Venus Sesquiquadrate Natal Uranus
Transiting Venus sesquiquadrate your natal Uranus creates a friction between your desire for connection and an equally strong pull toward autonomy or unpredictability in how you relate. This is not a smooth aspect, it produces a 135-degree angle, which means the two energies cannot easily resolve. You may feel caught between wanting to deepen intimacy and needing to preserve space, freedom, or the right to change your mind without explanation. The sesquiquadrate does not make you want to leave; it makes you restless within the container itself.
During this transit, you tend to say yes to relationships or commitments, then feel confined by them almost immediately. You may introduce sudden changes, new ideas about how you want to spend time together, shifts in what you need from a partner, or an urge to do something unconventional, without fully considering how it lands on the other person. The impulse feels fresh and honest in the moment; the other person may experience it as withdrawal or inconsistency. This is where the sesquiquadrate's particular sting appears: you are not being false, but you are also not giving the other person enough runway to adjust.
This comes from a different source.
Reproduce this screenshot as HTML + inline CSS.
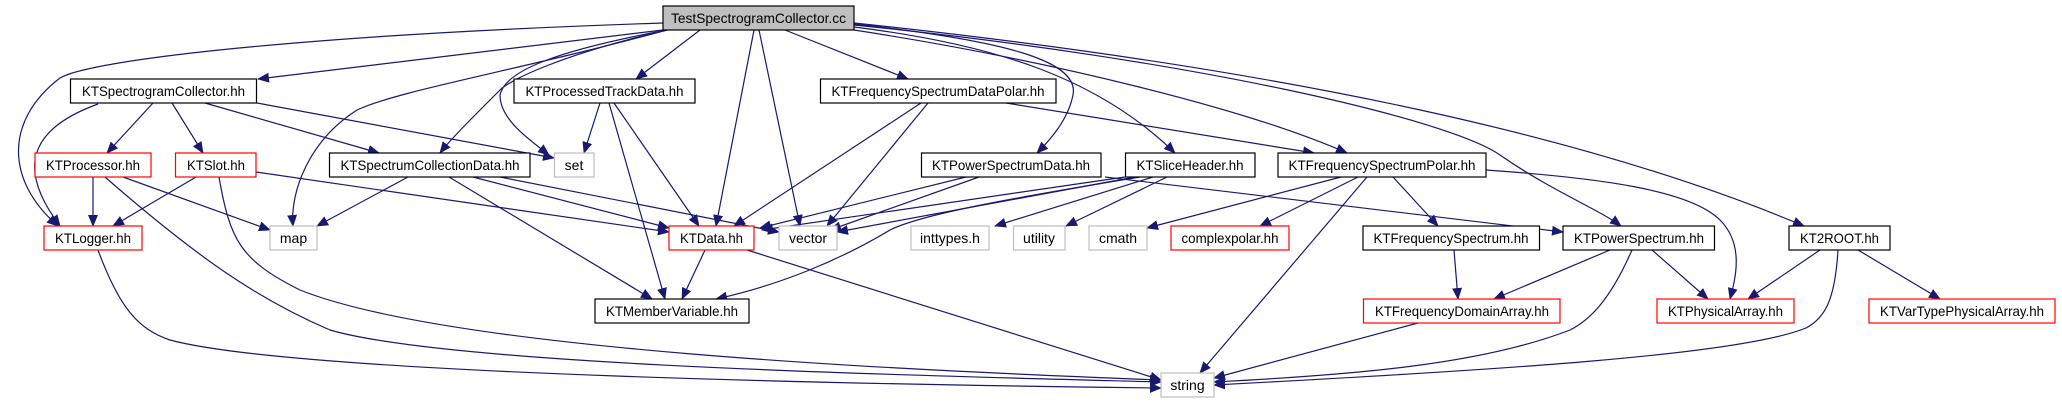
<!DOCTYPE html>
<html><head><meta charset="utf-8"><style>
html,body{margin:0;padding:0;background:#fff;}
svg{display:block;}
text{font-family:"Liberation Sans",Helvetica,sans-serif;font-size:14px;fill:#000;}
</style></head><body>
<svg width="2062" height="403" viewBox="0 0 2062 403" xmlns="http://www.w3.org/2000/svg">
<defs>
<marker id="a" markerWidth="12" markerHeight="10" refX="11" refY="5" orient="auto" markerUnits="userSpaceOnUse">
<path d="M0,0 L12,5 L0,10 z" fill="#191970"/>
</marker>
</defs>
<g fill="none" stroke="#191970" stroke-width="1.2" marker-end="url(#a)">
<!-- from Test -->
<path d="M663,23 C300,35 90,60 60,78 C5,120 5,180 58,226"/>
<path d="M663,30 L258,79"/>
<path d="M667,30 C520,70 400,90 357,110 C310,140 290,190 293,226"/>
<path d="M667,30 C560,55 510,80 500,90 C470,120 450,140 440,153"/>
<path d="M667,30 C560,50 505,70 500,95 C500,120 530,140 549,155"/>
<path d="M700,30 L636,79"/>
<path d="M754,30 L716,226"/>
<path d="M759,30 L800,226"/>
<path d="M785,30 L908,79"/>
<path d="M854,24 C1000,40 1080,60 1073,95 C1068,120 1050,140 1037,153"/>
<path d="M854,27 C1000,45 1100,80 1175,153"/>
<path d="M854,30 C1050,60 1250,110 1347,153"/>
<path d="M854,25 C1200,60 1450,120 1500,155 C1550,190 1600,210 1621,226"/>
<path d="M854,23 C1300,70 1600,140 1804,226"/>
<!-- SpectrogramCollector -->
<path d="M98,104 C40,125 10,160 60,226"/>
<path d="M153,103 L107,153"/>
<path d="M172,103 L203,153"/>
<path d="M205,103 L379,153"/>
<path d="M257,103 L554,158"/>
<!-- Processor -->
<path d="M93,177 L93,226"/>
<path d="M123,177 L270,230"/>
<path d="M105,177 C200,260 260,300 330,330 C450,365 900,375 1161,382"/>
<!-- Slot -->
<path d="M196,177 L113,226"/>
<path d="M256,172 L669,232"/>
<path d="M219,177 C230,240 240,260 300,290 C450,350 900,370 1161,380"/>
<!-- Logger -->
<path d="M98,250 C120,310 140,330 170,340 C300,375 900,385 1161,388"/>
<!-- SpectrumCollectionData -->
<path d="M408,177 L317,226"/>
<path d="M449,177 L652,299"/>
<path d="M473,177 L669,228"/>
<path d="M500,177 L779,232"/>
<!-- ProcessedTrackData -->
<path d="M600,103 L584,153"/>
<path d="M609,103 L665,299"/>
<path d="M614,103 L699,226"/>
<!-- KTData -->
<path d="M705,250 L682,299"/>
<path d="M747,250 L1161,380"/>
<!-- FreqSpecDataPolar -->
<path d="M921,103 L734,226"/>
<path d="M928,103 L827,226"/>
<path d="M1006,103 L1314,153"/>
<!-- PowerSpectrumData -->
<path d="M966,177 L760,228"/>
<path d="M979,177 L830,230"/>
<!-- SliceHeader -->
<path d="M1125,177 L762,230"/>
<path d="M1135,177 L837,232"/>
<path d="M1140,177 C1000,200 920,215 890,230 C840,260 780,285 716,299"/>
<path d="M1153,177 L995,226"/>
<path d="M1167,177 L1066,226"/>
<path d="M1105,177 L1563,232"/>
<!-- FreqSpecPolar -->
<path d="M1341,177 L1147,228"/>
<path d="M1358,177 L1260,226"/>
<path d="M1367,177 L1200,373"/>
<path d="M1393,177 L1438,226"/>
<path d="M1486,170 C1600,178 1690,190 1720,220 C1745,245 1735,280 1730,299"/>
<!-- FreqSpectrum -->
<path d="M1454,250 L1458,299"/>
<!-- PowerSpectrum -->
<path d="M1610,250 L1494,299"/>
<path d="M1652,250 L1708,299"/>
<path d="M1632,250 C1610,300 1590,320 1570,330 C1480,365 1350,375 1214,382"/>
<!-- KT2ROOT -->
<path d="M1820,250 L1748,299"/>
<path d="M1858,250 L1940,299"/>
<path d="M1838,250 C1835,300 1825,318 1806,328 C1740,355 1500,370 1214,385"/>
<!-- FreqDomainArray -->
<path d="M1418,323 L1214,378"/>
</g>
<g stroke-width="1.2">
<rect x="663" y="6" width="191" height="24" fill="#bfbfbf" stroke="#000"/>
<text x="758.5" y="23" text-anchor="middle" textLength="175" lengthAdjust="spacingAndGlyphs">TestSpectrogramCollector.cc</text>

<rect x="70.5" y="79" width="186" height="24" fill="#fff" stroke="#000"/>
<text x="163.5" y="96" text-anchor="middle" textLength="163" lengthAdjust="spacingAndGlyphs">KTSpectrogramCollector.hh</text>
<rect x="514" y="79" width="181" height="24" fill="#fff" stroke="#000"/>
<text x="604.5" y="96" text-anchor="middle" textLength="158" lengthAdjust="spacingAndGlyphs">KTProcessedTrackData.hh</text>
<rect x="820.5" y="79" width="235.5" height="24" fill="#fff" stroke="#000"/>
<text x="938" y="96" text-anchor="middle" textLength="213" lengthAdjust="spacingAndGlyphs">KTFrequencySpectrumDataPolar.hh</text>

<rect x="35" y="153" width="116" height="24" fill="#fff" stroke="#f00"/>
<text x="93" y="170" text-anchor="middle" textLength="94" lengthAdjust="spacingAndGlyphs">KTProcessor.hh</text>
<rect x="175.5" y="153" width="80.5" height="24" fill="#fff" stroke="#f00"/>
<text x="216" y="170" text-anchor="middle" textLength="58" lengthAdjust="spacingAndGlyphs">KTSlot.hh</text>
<rect x="329.5" y="153" width="200.5" height="24" fill="#fff" stroke="#000"/>
<text x="430" y="170" text-anchor="middle" textLength="179" lengthAdjust="spacingAndGlyphs">KTSpectrumCollectionData.hh</text>
<rect x="554.5" y="153" width="39.5" height="24" fill="#fff" stroke="#bfbfbf"/>
<text x="574" y="170" text-anchor="middle">set</text>
<rect x="921.5" y="153" width="179.5" height="24" fill="#fff" stroke="#000"/>
<text x="1011" y="170" text-anchor="middle" textLength="158" lengthAdjust="spacingAndGlyphs">KTPowerSpectrumData.hh</text>
<rect x="1125.5" y="153" width="129.5" height="24" fill="#fff" stroke="#000"/>
<text x="1190" y="170" text-anchor="middle" textLength="107" lengthAdjust="spacingAndGlyphs">KTSliceHeader.hh</text>
<rect x="1278" y="153" width="208" height="24" fill="#fff" stroke="#000"/>
<text x="1382" y="170" text-anchor="middle" textLength="187" lengthAdjust="spacingAndGlyphs">KTFrequencySpectrumPolar.hh</text>

<rect x="44" y="226" width="98" height="24" fill="#fff" stroke="#f00"/>
<text x="93" y="243" text-anchor="middle" textLength="76" lengthAdjust="spacingAndGlyphs">KTLogger.hh</text>
<rect x="270" y="226" width="47" height="24" fill="#fff" stroke="#bfbfbf"/>
<text x="293.5" y="243" text-anchor="middle">map</text>
<rect x="669" y="226" width="85" height="24" fill="#fff" stroke="#f00"/>
<text x="711.5" y="243" text-anchor="middle" textLength="63" lengthAdjust="spacingAndGlyphs">KTData.hh</text>
<rect x="779" y="226" width="58" height="24" fill="#fff" stroke="#bfbfbf"/>
<text x="808" y="243" text-anchor="middle">vector</text>
<rect x="911" y="226" width="78" height="24" fill="#fff" stroke="#bfbfbf"/>
<text x="950" y="243" text-anchor="middle">inttypes.h</text>
<rect x="1013.5" y="226" width="51.5" height="24" fill="#fff" stroke="#bfbfbf"/>
<text x="1039" y="243" text-anchor="middle">utility</text>
<rect x="1089" y="226" width="58" height="24" fill="#fff" stroke="#bfbfbf"/>
<text x="1118" y="243" text-anchor="middle">cmath</text>
<rect x="1171" y="226" width="118" height="24" fill="#fff" stroke="#f00"/>
<text x="1230" y="243" text-anchor="middle" textLength="97" lengthAdjust="spacingAndGlyphs">complexpolar.hh</text>
<rect x="1363" y="226" width="176.5" height="24" fill="#fff" stroke="#000"/>
<text x="1451" y="243" text-anchor="middle" textLength="155" lengthAdjust="spacingAndGlyphs">KTFrequencySpectrum.hh</text>
<rect x="1563" y="226" width="151.5" height="24" fill="#fff" stroke="#000"/>
<text x="1639" y="243" text-anchor="middle" textLength="130" lengthAdjust="spacingAndGlyphs">KTPowerSpectrum.hh</text>
<rect x="1789" y="226" width="101" height="24" fill="#fff" stroke="#000"/>
<text x="1839.5" y="243" text-anchor="middle" textLength="79" lengthAdjust="spacingAndGlyphs">KT2ROOT.hh</text>

<rect x="595" y="299" width="154" height="24" fill="#fff" stroke="#000"/>
<text x="672" y="316" text-anchor="middle" textLength="132" lengthAdjust="spacingAndGlyphs">KTMemberVariable.hh</text>
<rect x="1363.5" y="299" width="196.5" height="24" fill="#fff" stroke="#f00"/>
<text x="1462" y="316" text-anchor="middle" textLength="174" lengthAdjust="spacingAndGlyphs">KTFrequencyDomainArray.hh</text>
<rect x="1657" y="299" width="137" height="24" fill="#fff" stroke="#f00"/>
<text x="1725.5" y="316" text-anchor="middle" textLength="115" lengthAdjust="spacingAndGlyphs">KTPhysicalArray.hh</text>
<rect x="1869" y="299" width="186" height="24" fill="#fff" stroke="#f00"/>
<text x="1962" y="316" text-anchor="middle" textLength="164" lengthAdjust="spacingAndGlyphs">KTVarTypePhysicalArray.hh</text>

<rect x="1161" y="373" width="53" height="24" fill="#fff" stroke="#bfbfbf"/>
<text x="1187.5" y="390" text-anchor="middle">string</text>
</g>
</svg>
</body></html>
The real pressure here is that commitment and freedom are not the same thing, and this transit will not let you pretend they are. You may feel that asking for stability means surrendering authenticity, or that being truly yourself requires keeping one foot out the door. Neither is necessarily true, but the sesquiquadrate will keep testing the boundary until you find a form of relating that does not require you to choose between them. This often means being explicit about what you need, not after you have already acted on it, but before.
Watch for the pattern of introducing disruption as a way to feel alive in a relationship, then interpreting the partner's reaction as proof they do not understand you. The sesquiquadrate can make you the agent of chaos without your realizing it, and then cast you as the misunderstood one. Honesty about your restlessness, before it becomes action, is the difference between excitement and sabotage.